After the One Child Policy and 336 million abortions, Communist China is desperate for babies

Demographic experts have been warning for decades that Communist China’s mass extermination of pre-born babies under the One Child Policy, which lasted from 1979 to 2015, would result in major population troubles down the road. The brutalities of that policy are well-documented: a gendercide in which millions of baby girls were aborted or killed by infanticide; women being kidnapped and restrained as their children were torn from their bodies; the trafficking of “illicit” children; and a staggering, unfathomable 336 million abortions (which may be a low estimate). Officials boasted that at least 400 million births were prevented.

As one rare honest propaganda slogan bluntly put it: “Better to shed a river of blood than to birth more than one child.”

After decades of carnage, Beijing is now changing its tune. The One Child Policy was ended in 2015 and swapped in 2016 with a two-child policy—in 2021, the increasing unease of officials at the demographic forecast was made apparent when a three-child policy was implemented instead. The same year, Chinese Communist Party officials began pivoting to a different program—this time, promoting childbirth after years of forbidding it. According to the Council for Foreign Relations, officials have “since followed suit with implementation measures, such as the pilot projects aimed at building a ‘marriage and childbearing culture for a new era’ launched in dozens of Chinese cities since spring 2023 by the China Family Planning Association.”

The CFR cites the 2021 “Decision of the Central Committee of the Communist Party of China and the State Council on Optimizing Fertility Policy and Promoting Balanced Long-term Population Development,” in which new propaganda objectives are laid out, including:

  • Promoting the traditional virtues of the Chinese nation
  • Respecting the social value of childbearing
  • Advocating marriage and childbearing at the appropriate age, bearing and educating better children
  • Encouraging couples to share childcare responsibilities
  • Eliminating outdated concepts such as high bridal/dowry prices
  • Building a new type of marriage and childbearing culture

In short, after the state-mandated killing of hundreds of millions of children accompanied by millions of forced sterilizations and an aggressive push to eliminate the extended family and condition the population to see small families as normative, Beijing now wants to pursue a pro-natalist policy. This includes efforts to reduce the costs of having children to encourage young couples, propaganda projects supporting the formation of families as “not only family issues tied to personal happiness but major issues affecting national survival and development,” and encouraging people to marry younger.

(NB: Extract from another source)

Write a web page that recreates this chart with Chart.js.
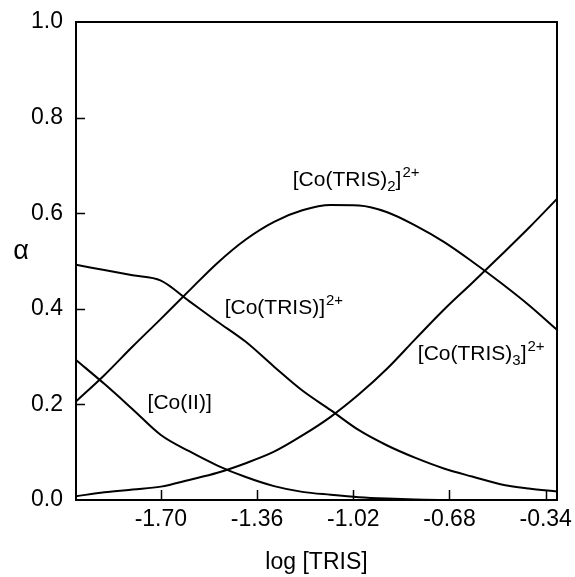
<!DOCTYPE html>
<html>
<head>
<meta charset="utf-8">
<script src="https://cdn.jsdelivr.net/npm/chart.js@4.4.1/dist/chart.umd.min.js"></script>
<style>
  html, body { margin: 0; padding: 0; background: #fff; }
  #wrap { width: 575px; height: 577px; position: relative; }
</style>
</head>
<body>
<div id="wrap"><canvas id="c"></canvas></div>
<script>
// ---- data ----
const logTris = [-2.00, -1.90, -1.80, -1.70, -1.60, -1.50, -1.40, -1.30, -1.20, -1.10, -1.00, -0.90, -0.80, -0.70, -0.60, -0.50, -0.40, -0.30];
const coII     = [0.293, 0.243, 0.190, 0.136, 0.102, 0.072, 0.048, 0.029, 0.017, 0.011, 0.006, 0.003, 0.001, 0.000, 0.000, 0.000, 0.000, 0.000];
const coTris1  = [0.492, 0.481, 0.470, 0.459, 0.416, 0.373, 0.331, 0.279, 0.229, 0.188, 0.146, 0.114, 0.088, 0.066, 0.049, 0.033, 0.024, 0.018];
const coTris2  = [0.206, 0.261, 0.321, 0.379, 0.438, 0.496, 0.545, 0.582, 0.606, 0.617, 0.616, 0.602, 0.574, 0.540, 0.499, 0.455, 0.408, 0.356];
const coTris3  = [0.008, 0.016, 0.022, 0.028, 0.042, 0.057, 0.077, 0.101, 0.135, 0.174, 0.221, 0.275, 0.337, 0.398, 0.454, 0.511, 0.569, 0.630];
const xTickValues = [-1.70, -1.36, -1.02, -0.68, -0.34];
const yTickValues = [0.0, 0.2, 0.4, 0.6, 0.8, 1.0];
const xTitle = 'log [TRIS]';
const yTitle = 'α';
// curve labels: main text, subscript, closing, superscript, anchor in data units
const curveLabels = [
  { pre: '[Co(TRIS)', sub: '2', post: ']', sup: '2+', x: -1.234, y: 0.669 },
  { pre: '[Co(TRIS)]', sub: '', post: '', sup: '2+', x: -1.4745, y: 0.402 },
  { pre: '[Co(II)]', sub: '', post: '', sup: '', x: -1.747, y: 0.203 },
  { pre: '[Co(TRIS)', sub: '3', post: ']', sup: '2+', x: -0.792, y: 0.306 }
];
const yTitlePos = { y: 0.52 };

const FONT = '"Liberation Sans", Arial, Helvetica, sans-serif';

function series(vals) {
  return logTris.map((x, i) => ({ x: x, y: vals[i] }));
}

const ds = (vals) => ({
  data: series(vals),
  borderColor: '#000',
  borderWidth: 2,
  pointRadius: 0,
  fill: false,
  cubicInterpolationMode: 'monotone'
});

const decor = {
  id: 'decor',
  afterDatasetsDraw(chart) {
    const ctx = chart.ctx;
    const a = chart.chartArea;
    const xs = chart.scales.x, ys = chart.scales.y;
    ctx.save();
    ctx.strokeStyle = '#000';
    ctx.lineWidth = 2;
    ctx.strokeRect(a.left, a.top, a.right - a.left, a.bottom - a.top);
    ctx.lineWidth = 1.5;
    ctx.beginPath();
    xTickValues.forEach(v => {
      const px = Math.round(xs.getPixelForValue(v)) + 0.5;
      ctx.moveTo(px, a.bottom);
      ctx.lineTo(px, a.bottom - 10);
    });
    yTickValues.forEach(v => {
      if (v <= 0 || v >= 1) return;
      const py = Math.round(ys.getPixelForValue(v)) + 0.5;
      ctx.moveTo(a.left, py);
      ctx.lineTo(a.left + 9, py);
    });
    ctx.stroke();

    // curve labels
    ctx.fillStyle = '#000';
    ctx.textBaseline = 'middle';
    ctx.textAlign = 'left';
    curveLabels.forEach(l => {
      let px = xs.getPixelForValue(l.x);
      const py = ys.getPixelForValue(l.y);
      ctx.font = '21px ' + FONT;
      ctx.fillText(l.pre, px, py);
      px += ctx.measureText(l.pre).width;
      if (l.sub) {
        ctx.font = '15px ' + FONT;
        ctx.fillText(l.sub, px, py + 7);
        px += ctx.measureText(l.sub).width;
      }
      if (l.post) {
        ctx.font = '21px ' + FONT;
        ctx.fillText(l.post, px, py);
        px += ctx.measureText(l.post).width;
      }
      if (l.sup) {
        ctx.font = '15px ' + FONT;
        ctx.fillText(l.sup, px + 1, py - 7);
      }
    });

    // y title
    ctx.font = '27px ' + FONT;
    ctx.textAlign = 'center';
    ctx.fillText(yTitle, 21, ys.getPixelForValue(yTitlePos.y));
    ctx.restore();
  }
};

new Chart(document.getElementById('c'), {
  type: 'line',
  data: { datasets: [ds(coII), ds(coTris1), ds(coTris2), ds(coTris3)] },
  options: {
    responsive: true,
    maintainAspectRatio: false,
    animation: false,
    events: [],
    layout: { padding: { left: 0, right: 18, top: 22, bottom: 0 } },
    plugins: { legend: { display: false }, tooltip: { enabled: false } },
    scales: {
      x: {
        type: 'linear',
        min: -2.0,
        max: -0.30,
        afterBuildTicks(scale) { scale.ticks = xTickValues.map(v => ({ value: v })); },
        afterFit(scale) { scale.height = 77; scale.paddingLeft = 0; scale.paddingRight = 0; },
        grid: { display: false, drawTicks: false },
        border: { display: false },
        ticks: {
          autoSkip: false,
          maxRotation: 0,
          padding: 6,
          color: '#000',
          font: { family: FONT, size: 23 },
          callback: v => Number(v).toFixed(2)
        },
        title: {
          display: true,
          text: xTitle,
          color: '#000',
          font: { family: FONT, size: 23 },
          padding: { top: 0, bottom: 1 }
        }
      },
      y: {
        min: 0,
        max: 1,
        afterBuildTicks(scale) { scale.ticks = yTickValues.map(v => ({ value: v })); },
        afterFit(scale) { scale.width = 76; scale.paddingTop = 0; scale.paddingBottom = 0; },
        grid: { display: false, drawTicks: false },
        border: { display: false },
        ticks: {
          padding: 13,
          color: '#000',
          font: { family: FONT, size: 23 },
          callback: v => Number(v).toFixed(1)
        }
      }
    }
  },
  plugins: [decor]
});
</script>
</body>
</html>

In what must be a surreal experience for many Chinese, the very same officials once tasked with carefully policing their pregnancies, forcibly aborting children that followed the first, and mandating compulsory sterilization for the unfortunately fertile, are now “calling newlyweds to inquire and prod them about their plans to have children.” One government official apparently noted that it is a government priority for “newlyweds to be pregnant within a year and their target it to make a phone call every quarter.” Additionally, “at least one Chinese county has offered cash rewards for all marriages in which the bride is 25 or younger, as a means of encouraging ‘age-appropriate marriage and childbirth.’” One young woman, in fact, reported that after she got married in August 2021, she received two calls over the following year, asking her if she was taking folic acid, if she was planning to have children, and finally, asked outright: “You are married, why are you still not preparing for pregnancy? Take the time to have a baby.”

The reality is that Chinese authorities are getting very worried. In October 2022, President Xi Jinping announced to the Communist Party’s 20th Congress that policy to boost birthrates was necessary and that a full-scale population development strategy would be put in place. The Chinese population is beginning to shrink, with 10.6 million children being born in 2021, and less than 10 million in 2022 with an 11.5% drop in 2020. China’s population will soon start aging without enough young people to care for all of the elderly, and the Communist Party is now faced with the herculean task of attempting to reverse what they orchestrated through a river of blood, in desperate need for what they once so cruelly threw away: Babies.